#### DIRECTIONS
Repeat the records word for word, excluding any picture.

#### RECORDED INFORMATION

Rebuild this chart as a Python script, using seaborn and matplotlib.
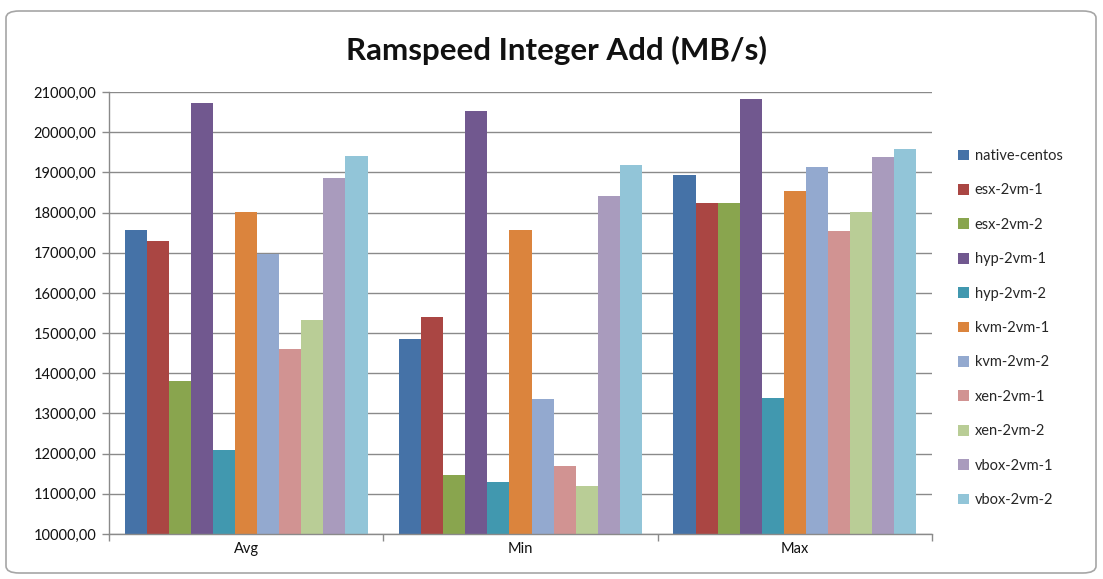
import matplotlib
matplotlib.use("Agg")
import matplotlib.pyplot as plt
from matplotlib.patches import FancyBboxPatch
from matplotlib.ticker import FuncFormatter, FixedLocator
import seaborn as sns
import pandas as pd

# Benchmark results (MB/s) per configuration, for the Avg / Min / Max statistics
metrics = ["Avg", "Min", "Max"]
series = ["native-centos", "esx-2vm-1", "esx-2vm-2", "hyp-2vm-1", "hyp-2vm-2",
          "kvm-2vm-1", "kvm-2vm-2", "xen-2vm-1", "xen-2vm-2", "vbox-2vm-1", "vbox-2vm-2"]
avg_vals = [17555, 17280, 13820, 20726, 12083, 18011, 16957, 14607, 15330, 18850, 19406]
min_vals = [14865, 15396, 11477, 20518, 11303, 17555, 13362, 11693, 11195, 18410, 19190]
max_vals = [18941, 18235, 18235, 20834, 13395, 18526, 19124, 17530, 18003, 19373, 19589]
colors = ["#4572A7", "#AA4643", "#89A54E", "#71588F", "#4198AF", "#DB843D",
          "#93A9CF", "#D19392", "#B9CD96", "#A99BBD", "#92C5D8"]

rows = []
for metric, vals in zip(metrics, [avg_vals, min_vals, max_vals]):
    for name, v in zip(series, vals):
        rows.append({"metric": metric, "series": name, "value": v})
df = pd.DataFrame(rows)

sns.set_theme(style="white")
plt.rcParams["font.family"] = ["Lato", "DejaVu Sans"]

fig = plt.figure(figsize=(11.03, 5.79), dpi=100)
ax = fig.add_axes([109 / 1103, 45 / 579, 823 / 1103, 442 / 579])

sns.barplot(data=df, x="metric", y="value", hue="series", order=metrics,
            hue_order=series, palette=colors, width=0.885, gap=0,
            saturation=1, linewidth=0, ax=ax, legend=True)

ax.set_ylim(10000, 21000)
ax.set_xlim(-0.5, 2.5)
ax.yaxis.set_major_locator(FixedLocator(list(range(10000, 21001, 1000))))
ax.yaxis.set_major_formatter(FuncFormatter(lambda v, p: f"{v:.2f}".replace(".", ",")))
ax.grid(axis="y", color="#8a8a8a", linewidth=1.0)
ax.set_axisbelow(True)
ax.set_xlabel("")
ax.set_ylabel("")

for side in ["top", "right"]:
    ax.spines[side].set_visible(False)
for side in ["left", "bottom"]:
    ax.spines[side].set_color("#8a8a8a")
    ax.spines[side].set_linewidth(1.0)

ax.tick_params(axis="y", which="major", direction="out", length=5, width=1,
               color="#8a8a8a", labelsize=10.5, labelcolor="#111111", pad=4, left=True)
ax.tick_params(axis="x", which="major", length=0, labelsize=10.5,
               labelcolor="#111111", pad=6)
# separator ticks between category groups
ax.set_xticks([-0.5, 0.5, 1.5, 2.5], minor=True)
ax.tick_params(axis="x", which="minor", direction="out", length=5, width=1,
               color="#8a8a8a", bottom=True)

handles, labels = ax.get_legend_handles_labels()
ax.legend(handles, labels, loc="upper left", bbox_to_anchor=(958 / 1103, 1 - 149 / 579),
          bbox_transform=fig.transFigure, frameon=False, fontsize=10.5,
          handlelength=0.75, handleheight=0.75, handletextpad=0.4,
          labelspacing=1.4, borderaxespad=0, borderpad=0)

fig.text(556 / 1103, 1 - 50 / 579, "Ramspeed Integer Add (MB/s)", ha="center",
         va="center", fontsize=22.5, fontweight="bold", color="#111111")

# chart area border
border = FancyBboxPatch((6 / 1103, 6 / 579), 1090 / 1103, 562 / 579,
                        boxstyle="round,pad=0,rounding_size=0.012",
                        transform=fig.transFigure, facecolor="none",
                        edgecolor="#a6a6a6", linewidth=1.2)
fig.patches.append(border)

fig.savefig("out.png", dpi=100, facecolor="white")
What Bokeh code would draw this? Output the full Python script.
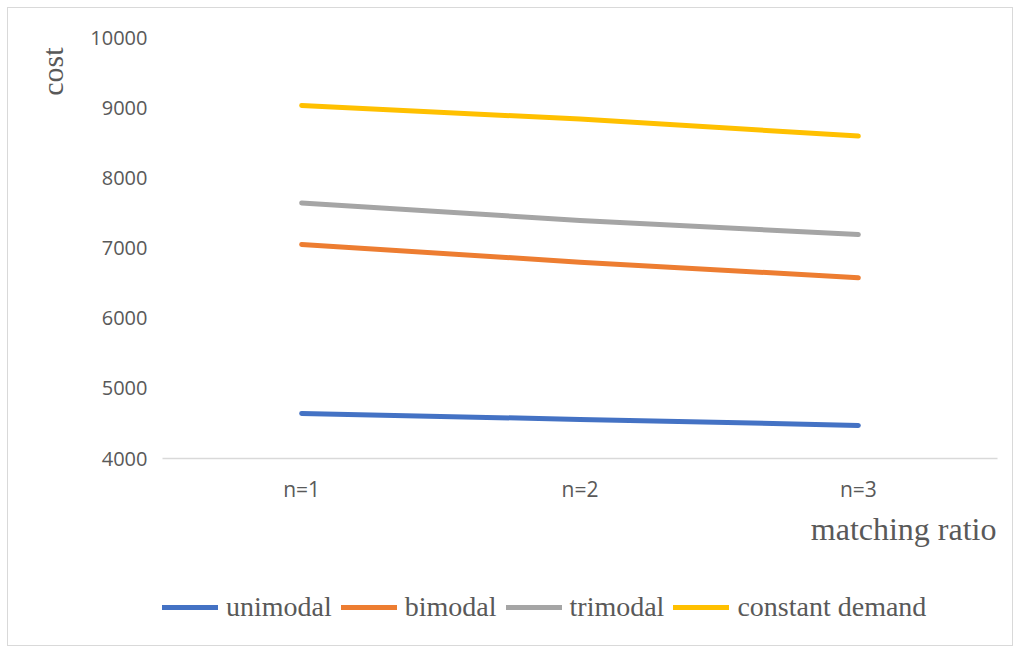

#### THE RESULT
Rebuild this chart as a Python script, using seaborn and matplotlib.
import matplotlib
matplotlib.use("Agg")
import matplotlib.pyplot as plt
from matplotlib.patches import FancyBboxPatch
from matplotlib.ticker import FuncFormatter, FixedLocator
import seaborn as sns
import pandas as pd

# Benchmark results (MB/s) per configuration, for the Avg / Min / Max statistics
metrics = ["Avg", "Min", "Max"]
series = ["native-centos", "esx-2vm-1", "esx-2vm-2", "hyp-2vm-1", "hyp-2vm-2",
          "kvm-2vm-1", "kvm-2vm-2", "xen-2vm-1", "xen-2vm-2", "vbox-2vm-1", "vbox-2vm-2"]
avg_vals = [17555, 17280, 13820, 20726, 12083, 18011, 16957, 14607, 15330, 18850, 19406]
min_vals = [14865, 15396, 11477, 20518, 11303, 17555, 13362, 11693, 11195, 18410, 19190]
max_vals = [18941, 18235, 18235, 20834, 13395, 18526, 19124, 17530, 18003, 19373, 19589]
colors = ["#4572A7", "#AA4643", "#89A54E", "#71588F", "#4198AF", "#DB843D",
          "#93A9CF", "#D19392", "#B9CD96", "#A99BBD", "#92C5D8"]

rows = []
for metric, vals in zip(metrics, [avg_vals, min_vals, max_vals]):
    for name, v in zip(series, vals):
        rows.append({"metric": metric, "series": name, "value": v})
df = pd.DataFrame(rows)

sns.set_theme(style="white")
plt.rcParams["font.family"] = ["Lato", "DejaVu Sans"]

fig = plt.figure(figsize=(11.03, 5.79), dpi=100)
ax = fig.add_axes([109 / 1103, 45 / 579, 823 / 1103, 442 / 579])

sns.barplot(data=df, x="metric", y="value", hue="series", order=metrics,
            hue_order=series, palette=colors, width=0.885, gap=0,
            saturation=1, linewidth=0, ax=ax, legend=True)

ax.set_ylim(10000, 21000)
ax.set_xlim(-0.5, 2.5)
ax.yaxis.set_major_locator(FixedLocator(list(range(10000, 21001, 1000))))
ax.yaxis.set_major_formatter(FuncFormatter(lambda v, p: f"{v:.2f}".replace(".", ",")))
ax.grid(axis="y", color="#8a8a8a", linewidth=1.0)
ax.set_axisbelow(True)
ax.set_xlabel("")
ax.set_ylabel("")

for side in ["top", "right"]:
    ax.spines[side].set_visible(False)
for side in ["left", "bottom"]:
    ax.spines[side].set_color("#8a8a8a")
    ax.spines[side].set_linewidth(1.0)

ax.tick_params(axis="y", which="major", direction="out", length=5, width=1,
               color="#8a8a8a", labelsize=10.5, labelcolor="#111111", pad=4, left=True)
ax.tick_params(axis="x", which="major", length=0, labelsize=10.5,
               labelcolor="#111111", pad=6)
# separator ticks between category groups
ax.set_xticks([-0.5, 0.5, 1.5, 2.5], minor=True)
ax.tick_params(axis="x", which="minor", direction="out", length=5, width=1,
               color="#8a8a8a", bottom=True)

handles, labels = ax.get_legend_handles_labels()
ax.legend(handles, labels, loc="upper left", bbox_to_anchor=(958 / 1103, 1 - 149 / 579),
          bbox_transform=fig.transFigure, frameon=False, fontsize=10.5,
          handlelength=0.75, handleheight=0.75, handletextpad=0.4,
          labelspacing=1.4, borderaxespad=0, borderpad=0)

fig.text(556 / 1103, 1 - 50 / 579, "Ramspeed Integer Add (MB/s)", ha="center",
         va="center", fontsize=22.5, fontweight="bold", color="#111111")

# chart area border
border = FancyBboxPatch((6 / 1103, 6 / 579), 1090 / 1103, 562 / 579,
                        boxstyle="round,pad=0,rounding_size=0.012",
                        transform=fig.transFigure, facecolor="none",
                        edgecolor="#a6a6a6", linewidth=1.2)
fig.patches.append(border)

fig.savefig("out.png", dpi=100, facecolor="white")
What Bokeh code would draw this? Output the full Python script.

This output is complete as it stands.